BCSR affiliated faculty have recently, or will soon, publish new contributions to the topics noted above.
In May Stefania Pandolfo (Anthropology), published Knot of the Soul: Madness, Psychoanalysis, Islam with the University of Chicago Press:
“Through a dual engagement with the unconscious in psychoanalysis and Islamic theological-medical reasoning, Stefania Pandolfo’s unsettling and innovative book reflects on the maladies of the soul at a time of tremendous global upheaval. Drawing on in-depth historical research and testimonies of contemporary patients and therapists in Morocco, Knot of the Soul offers both an ethnographic journey through madness and contemporary formations of despair and a philosophical and theological exploration of the vicissitudes of the soul.”
Christopher Ocker (History, Graduate Theological Union) has written Luther, Conflict, and Christendom: Reformation Europe and Christianity in the West, to be published in the coming weeks by Cambridge University Press:
“Martin Luther – monk, priest, intellectual, or revolutionary – has been a controversial figure since the sixteenth century. Most studies of Luther stress his personality, his ideas, and his ambitions as a church reformer. In this book, Christopher Ocker brings a new perspective to this topic, arguing that the different ways people thought about Luther mattered far more than who he really was. Providing an accessible, highly contextual, and non-partisan introduction, Ocker says that religious conflict itself served as the engine of religious change. He shows that the Luther affair had a complex political anatomy which extended far beyond the borders of Germany, making the debate an international one from the very start. His study links the Reformation to pluralism within western religion and to the coexistence of religions and secularism in today’s world.”
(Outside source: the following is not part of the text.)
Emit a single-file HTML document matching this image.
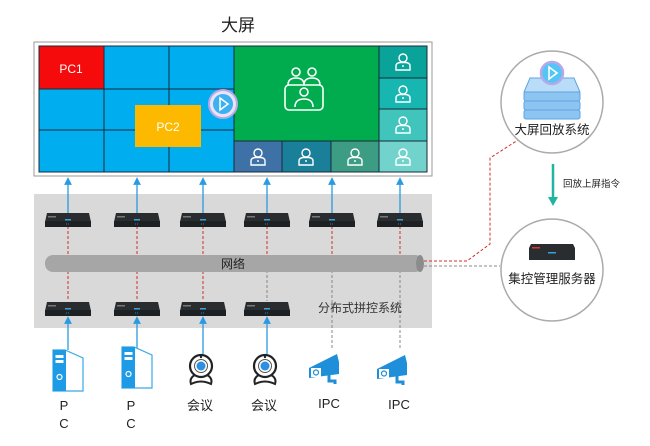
<!DOCTYPE html>
<html><head><meta charset="utf-8"><style>
html,body{margin:0;padding:0;background:#fff;}
svg{display:block;}
text{font-family:"Liberation Sans","Noto Sans CJK SC",sans-serif;}
</style></head><body>
<svg width="650" height="446" viewBox="0 0 650 446" xmlns="http://www.w3.org/2000/svg">
<defs>
<g id="dev">
  <path d="M-23,3 L-21,-6 L21,-6 L23,3 L23,8 L-23,8 Z" fill="#2a2d30"/>
  <rect x="-23" y="2" width="46" height="6" fill="#1e2124"/>
  <rect x="-20" y="-3" width="8" height="1.5" fill="#777"/>
  <rect x="-3" y="0" width="6" height="1.5" fill="#3aa0d8"/>
  <line x1="-2" y1="5" x2="2" y2="5" stroke="#3aa0d8" stroke-width="0.8" stroke-dasharray="1 1"/>
</g>
<g id="person" fill="none" stroke="#fff" stroke-width="1.4">
  <circle cx="0" cy="-4" r="4"/>
  <path d="M-7,8 L-7,4 Q-7,1 -3,0.5 L3,0.5 Q7,1 7,4 L7,8 Z"/>
  <line x1="0" y1="3" x2="0" y2="5"/>
</g>
<g id="webcam">
  <path d="M-10,18 Q-12,12 -6,9 L6,9 Q12,12 10,18 Q0,13 -10,18 Z" fill="#fff" stroke="#222" stroke-width="2"/>
  <circle cx="0" cy="0" r="11" fill="#fff" stroke="#222" stroke-width="2.2"/>
  <circle cx="0" cy="0" r="6.5" fill="#fff" stroke="#555" stroke-width="1"/>
  <circle cx="0" cy="0" r="4.5" fill="#2f8fe0"/>
  <circle cx="0" cy="-9" r="1.2" fill="#222"/>
</g>
<g id="ipc">
  <path d="M-16,2 L12,-12 L14,-4 L14,8 L-16,12 Z" fill="#1e8fd8"/>
  <rect x="-14" y="2" width="10" height="9" fill="#fff"/>
  <circle cx="-9" cy="6.5" r="2.5" fill="none" stroke="#1e8fd8" stroke-width="1.2"/>
  <path d="M4,9 L4,15 L10,15 L10,18" fill="none" stroke="#1e8fd8" stroke-width="3"/>
</g>
<g id="pc">
  <path d="M0,0 L12,0 L30,8 L30,41 L12,41 L0,41 Z" fill="#fff" stroke="#3aa7e8" stroke-width="1.2"/>
  <rect x="0" y="0" width="13" height="41" fill="#1e9be6"/>
  <rect x="2.5" y="5" width="8" height="3" fill="#fff"/>
  <rect x="2.5" y="10" width="8" height="3" fill="#fff"/>
  <circle cx="6.5" cy="27" r="2.5" fill="none" stroke="#fff" stroke-width="1.2"/>
</g>
<marker id="ab" markerWidth="6" markerHeight="6" refX="3" refY="3" orient="auto"><path d="M0,0 L6,3 L0,6 Z" fill="#2a9be0"/></marker>
</defs>

<text x="238" y="31" font-size="17" text-anchor="middle" fill="#222">大屏</text>
<rect x="34" y="42" width="398" height="134" fill="#fff" stroke="#999" stroke-width="1"/>
<!-- blue grid -->
<rect x="39" y="46" width="195" height="126" fill="#00adee"/>
<rect x="39" y="46" width="65" height="43" fill="#f50b0b"/>
<g stroke="#1a2a3a" stroke-width="1">
<line x1="104" y1="46" x2="104" y2="172"/><line x1="169" y1="46" x2="169" y2="172"/>
<line x1="39" y1="89" x2="234" y2="89"/><line x1="39" y1="130" x2="234" y2="130"/>
</g>
<rect x="135" y="105" width="66" height="42" fill="#fcb900"/>
<text x="71" y="73" font-size="12" fill="#fff" text-anchor="middle">PC1</text>
<text x="168" y="131" font-size="12" fill="#fff" text-anchor="middle">PC2</text>
<!-- green -->
<rect x="234" y="46" width="145" height="95" fill="#00ac4e"/>
<rect x="234" y="141" width="48" height="31" fill="#3e72a6"/>
<rect x="282" y="141" width="49" height="31" fill="#1a7f98"/>
<rect x="331" y="141" width="48" height="31" fill="#3d9c84"/>
<rect x="379" y="46" width="48" height="32" fill="#0aa39a"/>
<rect x="379" y="78" width="48" height="31" fill="#17b6b0"/>
<rect x="379" y="109" width="48" height="32" fill="#41c4bb"/>
<rect x="379" y="141" width="48" height="31" fill="#71d3cc"/>
<g stroke="#1a2a3a" stroke-width="1" fill="none">
<rect x="39" y="46" width="388" height="126"/>
<line x1="234" y1="46" x2="234" y2="172"/><line x1="379" y1="46" x2="379" y2="172"/>
<line x1="234" y1="141" x2="427" y2="141"/><line x1="282" y1="141" x2="282" y2="172"/><line x1="331" y1="141" x2="331" y2="172"/>
<line x1="379" y1="78" x2="427" y2="78"/><line x1="379" y1="109" x2="427" y2="109"/>
</g>
<use href="#person" x="258" y="157"/><use href="#person" x="306" y="157"/><use href="#person" x="355" y="157"/>
<use href="#person" x="403" y="62"/><use href="#person" x="403" y="94"/><use href="#person" x="403" y="125"/><use href="#person" x="403" y="157"/>
<!-- meeting icon -->
<g fill="none" stroke="#fff" stroke-width="1.6">
<circle cx="296" cy="72" r="4"/><circle cx="312" cy="72" r="4"/>
<path d="M288,85 Q288,78 296,78 Q304,78 304,85"/><path d="M304,85 Q304,78 312,78 Q320,78 320,85"/>
<rect x="285" y="85" width="38" height="25" rx="4"/>
<circle cx="304" cy="92" r="4"/><path d="M295,107 Q295,99 304,99 Q313,99 313,107"/>
</g>
<!-- play -->
<circle cx="223" cy="104" r="14" fill="#e8e4f6" stroke="#b9a8e8" stroke-width="2"/>
<circle cx="223" cy="104" r="10" fill="#3db1f0"/>
<path d="M220,98 L228,104 L220,110 Z" fill="none" stroke="#fff" stroke-width="1.5"/>

<!-- gray system box -->
<rect x="34" y="194" width="398" height="134" fill="#d9d9d9"/>
<!-- arrows up to screen -->
<g stroke="#2a9be0" stroke-width="1.3">
<line x1="68" y1="213" x2="68" y2="181" marker-end="url(#ab)"/>
<line x1="137" y1="213" x2="137" y2="181" marker-end="url(#ab)"/>
<line x1="203" y1="213" x2="203" y2="181" marker-end="url(#ab)"/>
<line x1="267" y1="213" x2="267" y2="181" marker-end="url(#ab)"/>
<line x1="332" y1="213" x2="332" y2="181" marker-end="url(#ab)"/>
<line x1="400" y1="213" x2="400" y2="181" marker-end="url(#ab)"/>
<line x1="68" y1="350" x2="68" y2="320" marker-end="url(#ab)"/>
<line x1="137" y1="350" x2="137" y2="320" marker-end="url(#ab)"/>
<line x1="203" y1="354" x2="203" y2="320" marker-end="url(#ab)"/>
<line x1="267" y1="354" x2="267" y2="320" marker-end="url(#ab)"/>
</g>
<!-- dashed -->
<g stroke="#d0302a" stroke-width="1" stroke-dasharray="3 2">
<line x1="68" y1="226" x2="68" y2="301"/><line x1="137" y1="226" x2="137" y2="301"/>
<line x1="203" y1="226" x2="203" y2="301"/><line x1="267" y1="226" x2="267" y2="256"/>
<line x1="332" y1="226" x2="332" y2="256"/><line x1="400" y1="226" x2="400" y2="256"/>
<polyline points="424,261 467,261 490,244 490,158 518,140" fill="none"/>
</g>
<g stroke="#888" stroke-width="1" stroke-dasharray="3 2">
<line x1="267" y1="270" x2="267" y2="301"/>
<line x1="332" y1="270" x2="332" y2="350"/><line x1="400" y1="270" x2="400" y2="350"/>
<line x1="424" y1="266" x2="500" y2="266"/>
</g>
<!-- pipe -->
<rect x="45" y="255" width="378" height="17" rx="8" fill="#a6a6a6"/>
<ellipse cx="420" cy="263.5" rx="4" ry="8.5" fill="#8c8c8c"/>
<text x="233" y="268" font-size="12" text-anchor="middle" fill="#222">网络</text>
<text x="318" y="312" font-size="12" fill="#333">分布式拼控系统</text>
<!-- devices -->
<use href="#dev" x="68" y="219"/><use href="#dev" x="137" y="219"/><use href="#dev" x="203" y="219"/>
<use href="#dev" x="267" y="219"/><use href="#dev" x="332" y="219"/><use href="#dev" x="400" y="219"/>
<use href="#dev" x="68" y="308"/><use href="#dev" x="137" y="308"/><use href="#dev" x="203" y="308"/><use href="#dev" x="267" y="308"/>
<!-- bottom sources -->
<use href="#pc" x="53" y="350"/><use href="#pc" x="122" y="347"/>
<use href="#webcam" x="201" y="366"/><use href="#webcam" x="265" y="366"/>
<use href="#ipc" x="325" y="366"/><use href="#ipc" x="393" y="367"/>
<g font-size="13" fill="#222" text-anchor="middle">
<text x="64" y="410">P</text><text x="64" y="428">C</text>
<text x="131" y="410">P</text><text x="131" y="428">C</text>
<text x="200" y="410">会议</text><text x="264" y="410">会议</text>
<text x="329" y="408">IPC</text><text x="399" y="409">IPC</text>
</g>

<!-- right circles -->
<circle cx="552" cy="102" r="51" fill="#fff" stroke="#aaa" stroke-width="1.5"/>
<path d="M530,78 L574,78 L580,92 L524,92 Z" fill="#b9dcf8" stroke="#5fa4e0"/>
<rect x="524" y="92" width="56" height="9" rx="2" fill="#8cc4f2" stroke="#5fa4e0"/>
<rect x="524" y="101" width="56" height="9" rx="2" fill="#8cc4f2" stroke="#5fa4e0"/>
<rect x="524" y="110" width="56" height="9" rx="2" fill="#8cc4f2" stroke="#5fa4e0"/>
<circle cx="552" cy="73" r="11" fill="#54c6f5" stroke="#b9a8e8" stroke-width="2.5"/>
<path d="M549,67 L557,73 L549,79 Z" fill="none" stroke="#fff" stroke-width="1.6"/>
<text x="552" y="134" font-size="12.5" text-anchor="middle" fill="#222">大屏回放系统</text>
<line x1="553" y1="164" x2="553" y2="198" stroke="#1fb5a0" stroke-width="2.5"/>
<path d="M548,197 L553,206 L558,197 Z" fill="#1fb5a0"/>
<text x="563" y="187" font-size="9.5" fill="#222">回放上屏指令</text>
<circle cx="552" cy="270" r="51" fill="#fff" stroke="#aaa" stroke-width="1.5"/>
<path d="M529,248 L531,244 L573,244 L575,248 L575,260 L529,260 Z" fill="#2a2d30"/>
<rect x="532" y="247" width="8" height="1.5" fill="#d33"/>
<rect x="548" y="252" width="8" height="1.5" fill="#3aa0d8"/>
<text x="552" y="283" font-size="12.5" text-anchor="middle" fill="#222">集控管理服务器</text>
</svg>
</body></html>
In October, Rutgers University Press will release Daniel Boyarin’s (Rhetoric, Near Eastern Studies) Judaism: The Geneology of a Modern Notion:
“Judaism makes the bold argument that the very concept of a religion of ‘Judaism’ is an invention of the Christian church. The intellectual journey of world-renowned Talmud scholar Daniel Boyarin, this book will change the study of “Judaism”—an essential key word in Jewish Studies—as we understand it today. Boyarin argues that although the world treats the word “Judaism” as appropriate for naming an alleged religion of the Jews, it is in fact a Christian theological concept only adopted by Jews with the coming of modernity and the adoption of Christian languages.”